Antique Furniture
I’m just a plainspoken Colorado criminal defense lawyer, but the way I see it…
The electric chair by nature is an inhospitable piece of furniture.
It’s definitely the last piece of furniture you’d ever try out.
It sure looks uncomfortable as hell. The one they used to use in Illinois, which is the one I got a good look at the other day, looked like a seat only Frankenstein could love. It had a built-in black mask to fit over the prisoner’s face, with a triangular cut-out for the nose to stick through. The mask is pressured back against the face, forcing the head into a vise to stop the prisoner from flying forward when the electricity hits. Two leg clamps at the bottom of the chair prevent the lower body from doing the same thing. There’s a strap for the chest, another for the abdomen. One electrode for the top of the head, another for the right calf.
The electric chair was invented by a dentist, of course.
They always keep a fire extinguisher handy in the event the prisoner bursts into flame, so as to minimize the damage to the chair. It happens more than you’d like to think, and the chairs are expensive.
The chair I saw was in a film called, “The Chair.” It depicts the legal effort to spare a convicted murderer execution. There is no effort to claim innocence, but rather rehabilitation of an admitted former monster, weighed against the state’s argument that the monster’s execution, nine years after the conviction, will deter others.
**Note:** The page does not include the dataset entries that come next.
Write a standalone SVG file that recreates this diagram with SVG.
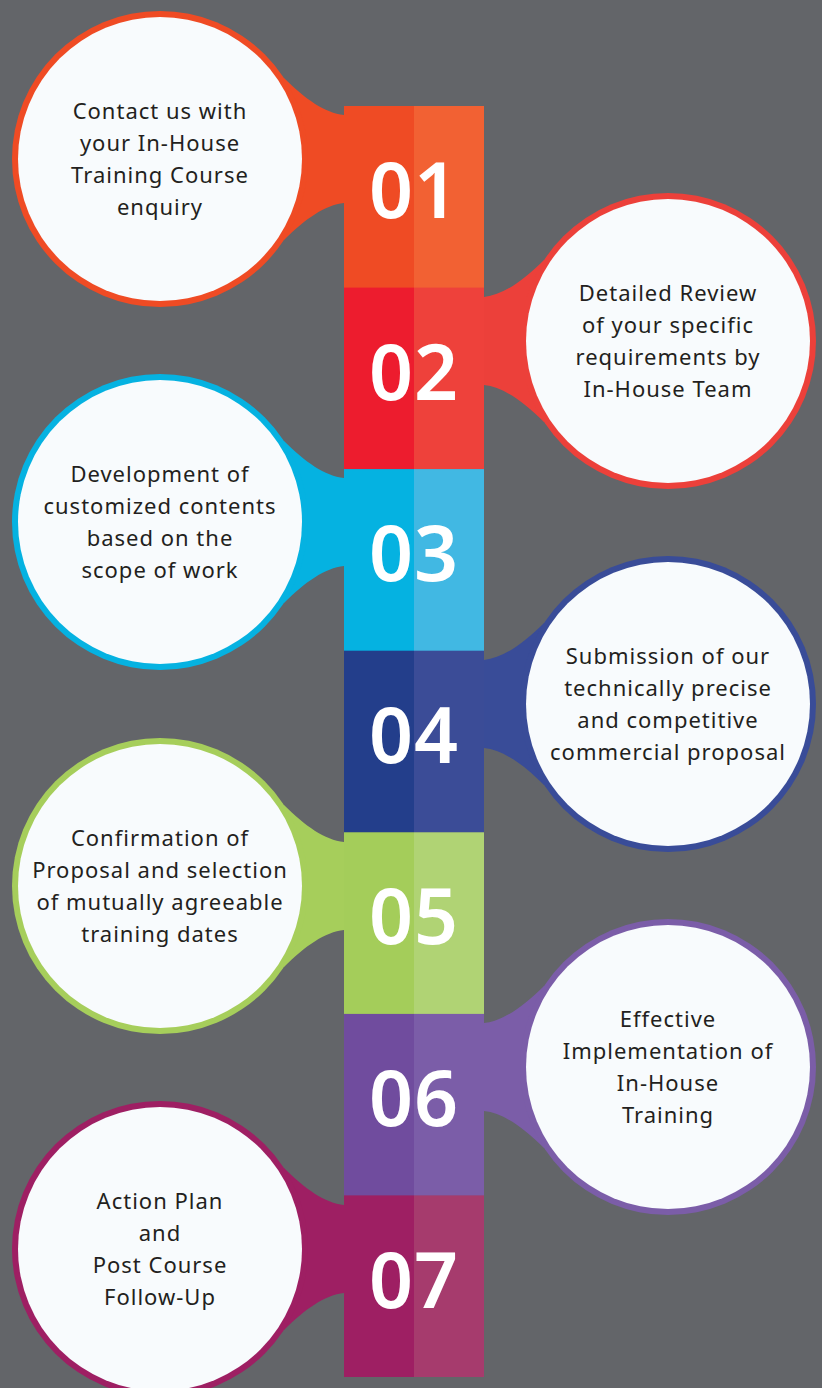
<svg xmlns="http://www.w3.org/2000/svg" width="822" height="1388" viewBox="0 0 822 1388">
<defs>
<style>
.t{font-family:"Noto Sans","Liberation Sans",sans-serif;font-size:22px;letter-spacing:1px;fill:#231f20;text-anchor:middle}
.n{font-family:"Noto Sans","Liberation Sans",sans-serif;font-size:77px;font-weight:600;letter-spacing:1px;fill:#ffffff;text-anchor:middle}
.w{fill:#f8fbfd}
</style>
<path id="neck" d="M124,-81 C145,-60 165,-46 184,-44 L190,-44 L190,44 L184,44 C165,46 145,60 124,81 Z"/>
</defs>
<rect width="822" height="1388" fill="#636569"/>
<g id="node1">
<g transform="translate(160,159)" fill="#ef4b24"><use href="#neck"/><circle r="148"/><circle class="w" r="142"/></g>
<text class="t"><tspan x="160" y="119">Contact us with</tspan><tspan x="160" y="151">your In-House</tspan><tspan x="160" y="183">Training Course</tspan><tspan x="160" y="215">enquiry</tspan></text>
</g>
<g id="node2">
<g transform="translate(668,341) scale(-1,1)" fill="#ec403a"><use href="#neck"/><circle r="148"/><circle class="w" r="142"/></g>
<text class="t"><tspan x="668" y="301">Detailed Review</tspan><tspan x="668" y="333">of your specific</tspan><tspan x="668" y="365">requirements by</tspan><tspan x="668" y="397">In-House Team</tspan></text>
</g>
<g id="node3">
<g transform="translate(160,522)" fill="#05b2e1"><use href="#neck"/><circle r="148"/><circle class="w" r="142"/></g>
<text class="t"><tspan x="160" y="482">Development of</tspan><tspan x="160" y="514">customized contents</tspan><tspan x="160" y="546">based on the</tspan><tspan x="160" y="578">scope of work</tspan></text>
</g>
<g id="node4">
<g transform="translate(668,704) scale(-1,1)" fill="#394c98"><use href="#neck"/><circle r="148"/><circle class="w" r="142"/></g>
<text class="t"><tspan x="668" y="664">Submission of our</tspan><tspan x="668" y="696">technically precise</tspan><tspan x="668" y="728">and competitive</tspan><tspan x="668" y="760">commercial proposal</tspan></text>
</g>
<g id="node5">
<g transform="translate(160,886)" fill="#a6ce5b"><use href="#neck"/><circle r="148"/><circle class="w" r="142"/></g>
<text class="t"><tspan x="160" y="846">Confirmation of</tspan><tspan x="160" y="878">Proposal and selection</tspan><tspan x="160" y="910">of mutually agreeable</tspan><tspan x="160" y="942">training dates</tspan></text>
</g>
<g id="node6">
<g transform="translate(668,1067) scale(-1,1)" fill="#7b5da8"><use href="#neck"/><circle r="148"/><circle class="w" r="142"/></g>
<text class="t"><tspan x="668" y="1027">Effective</tspan><tspan x="668" y="1059">Implementation of</tspan><tspan x="668" y="1091">In-House</tspan><tspan x="668" y="1123">Training</tspan></text>
</g>
<g id="node7">
<g transform="translate(160,1249)" fill="#9e1f63"><use href="#neck"/><circle r="148"/><circle class="w" r="142"/></g>
<text class="t"><tspan x="160" y="1209">Action Plan</tspan><tspan x="160" y="1241">and</tspan><tspan x="160" y="1273">Post Course</tspan><tspan x="160" y="1305">Follow-Up</tspan></text>
</g>
<g id="column">
<rect x="344" y="106" width="70" height="182" fill="#ef4b24"/><rect x="414" y="106" width="70" height="182" fill="#f26133"/>
<rect x="344" y="287.6" width="70" height="182" fill="#ed1c2e"/><rect x="414" y="287.6" width="70" height="182" fill="#ee413b"/>
<rect x="344" y="469.1" width="70" height="182" fill="#05b2e1"/><rect x="414" y="469.1" width="70" height="182" fill="#41b8e3"/>
<rect x="344" y="650.7" width="70" height="182" fill="#233e8b"/><rect x="414" y="650.7" width="70" height="182" fill="#3b4c97"/>
<rect x="344" y="832.3" width="70" height="182" fill="#a4cd5a"/><rect x="414" y="832.3" width="70" height="182" fill="#b0d374"/>
<rect x="344" y="1013.9" width="70" height="182" fill="#704c9e"/><rect x="414" y="1013.9" width="70" height="182" fill="#7b5da8"/>
<rect x="344" y="1195.4" width="70" height="181.6" fill="#9e1f63"/><rect x="414" y="1195.4" width="70" height="181.6" fill="#a63b6d"/>
<text class="n" x="414" y="218">01</text>
<text class="n" x="414" y="400">02</text>
<text class="n" x="414" y="581">03</text>
<text class="n" x="414" y="763">04</text>
<text class="n" x="414" y="944">05</text>
<text class="n" x="414" y="1126">06</text>
<text class="n" x="414" y="1308">07</text>
</g>
</svg>
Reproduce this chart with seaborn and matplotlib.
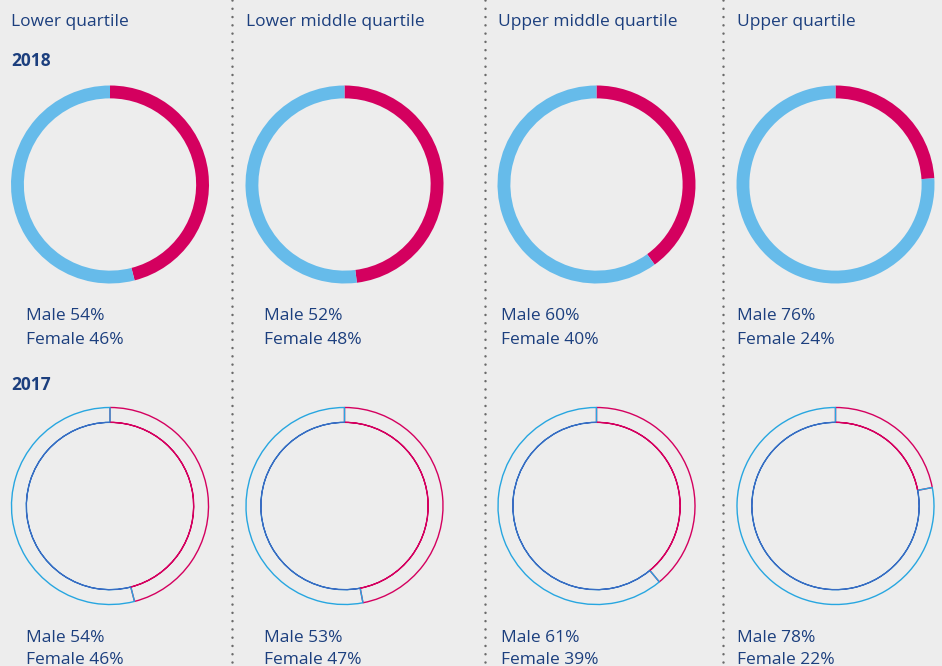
import matplotlib
matplotlib.use("Agg")
import matplotlib.pyplot as plt
import seaborn as sns

# data
quartiles = ["Lower quartile", "Lower middle quartile", "Upper middle quartile", "Upper quartile"]
male_2018 = [54, 52, 60, 76]
female_2018 = [46, 48, 40, 24]
male_2017 = [54, 53, 61, 78]
female_2017 = [46, 47, 39, 22]

W, H = 942, 666
BG = "#ededed"
NAVY = "#1c3f7e"
MAGENTA = "#d4005f"
LIGHTBLUE = "#66bbea"
CYAN = "#27a6e0"
BLUE = "#3a6cc2"
FS = 12.5

sns.set_theme(style="white", rc={"figure.facecolor": BG, "axes.facecolor": BG})
plt.rcParams["font.family"] = ["Open Sans", "DejaVu Sans"]

fig = plt.figure(figsize=(W / 100, H / 100), dpi=100)
bg = fig.add_axes([0, 0, 1, 1])
bg.set_xlim(0, W)
bg.set_ylim(H, 0)
bg.axis("off")

# dotted separators
for x in [232, 485, 723]:
    bg.plot([x, x], [0, H], color="#6a6a6a", lw=1.8,
            linestyle=(0, (0.01, 3.3)), dash_capstyle="round")

head_x = [11, 246, 498, 737]
lab_x = [26, 264, 501, 737]
centers_x = [110, 344.5, 596.5, 835.5]
R = 99


def donut_axes(cx, cy):
    ax = fig.add_axes([(cx - R) / W, (H - cy - R) / H, 2 * R / W, 2 * R / H])
    ax.set_facecolor("none")
    return ax


for i, q in enumerate(quartiles):
    bg.text(head_x[i], 21.5, q, color=NAVY, fontsize=FS, va="center", ha="left")

    # 2018 filled rings
    ax = donut_axes(centers_x[i], 184.5)
    ax.pie([female_2018[i], male_2018[i]], colors=[MAGENTA, LIGHTBLUE],
           startangle=90, counterclock=False, radius=1,
           wedgeprops=dict(width=0.13, linewidth=0))
    ax.set_xlim(-1, 1)
    ax.set_ylim(-1, 1)
    ax.set_aspect("equal")

    bg.text(lab_x[i], 315.5, f"Male {male_2018[i]}%", color=NAVY, fontsize=FS, va="center")
    bg.text(lab_x[i], 340.5, f"Female {female_2018[i]}%", color=NAVY, fontsize=FS, va="center")

    # 2017 outlined rings
    ax = donut_axes(centers_x[i], 506)
    wedges, _ = ax.pie([female_2017[i], male_2017[i]], colors=["none", "none"],
                       startangle=90, counterclock=False, radius=0.995,
                       wedgeprops=dict(width=0.15, linewidth=1.0))
    wedges[0].set_edgecolor(MAGENTA)
    wedges[1].set_edgecolor(CYAN)
    inner, _ = ax.pie([female_2017[i], male_2017[i]], colors=["none", "none"],
                      startangle=90, counterclock=False, radius=0.845,
                      wedgeprops=dict(width=0.0005, linewidth=0.8))
    inner[0].set_edgecolor(MAGENTA)
    inner[1].set_edgecolor(BLUE)
    ax.set_xlim(-1, 1)
    ax.set_ylim(-1, 1)
    ax.set_aspect("equal")

    bg.text(lab_x[i], 637.5, f"Male {male_2017[i]}%", color=NAVY, fontsize=FS, va="center")
    bg.text(lab_x[i], 660, f"Female {female_2017[i]}%", color=NAVY, fontsize=FS, va="center")

bg.text(11, 60.5, "2018", color=NAVY, fontsize=FS, fontweight="bold", va="center")
bg.text(11, 384.5, "2017", color=NAVY, fontsize=FS, fontweight="bold", va="center")

fig.savefig("out.png", dpi=100, facecolor=BG)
“Nobody really believes that capital punishment deters, no matter what they say,” the lawyer, who appears to be rehearsing his argument — while drinking from a bottle — says. “Because if we as a society really believed in the deterrent effect of capital punishment, we’d hold that execution at high noon in the middle of Soldier Field. And we would see to it especially that the children of this community watched it, because they’re the ones who ought to be deterred. If we really believed that you can frighten people into abstaining from the commission of serious felonies, like murder, we’d hold the execution in the middle of Soldier Field, and we’d have every kid under the age of sixteen in the entire community in there, we’d require their attendance. We’d rank ‘em up around that electric chair just as close as we can get ‘em, so they could smell the burning flesh. That would deter them. We don’t believe that. We hide it in a basement and do it at midnight. This is not an attempt at deterrence: this is vengeance; this is retaliation; this is an attempted usurpation of the prerogative of God — because vengeance is mine, saith the Lord.” The lawyer, who doesn’t believe in God, takes another long pull from the bottle.
This is fifty-five years ago. That lawyer did manage to save his client from sitting in the chair, from becoming the last man in Illinois to die in it. The film that documented Donald Moore’s struggle, with the help of famed New Yorker lawyer Louis Nizer, used the Cook County, Chicago, electric chair to create one last shock — at the 1962 Cannes Film Festival. No one else died in the electric chair in Illinois after 1962.
But old habits do die hard. You can still settle into one today in Alabama, Arkansas, Florida, Kentucky, Mississippi, Oklahoma, South Carolina, Tennessee, or Virginia.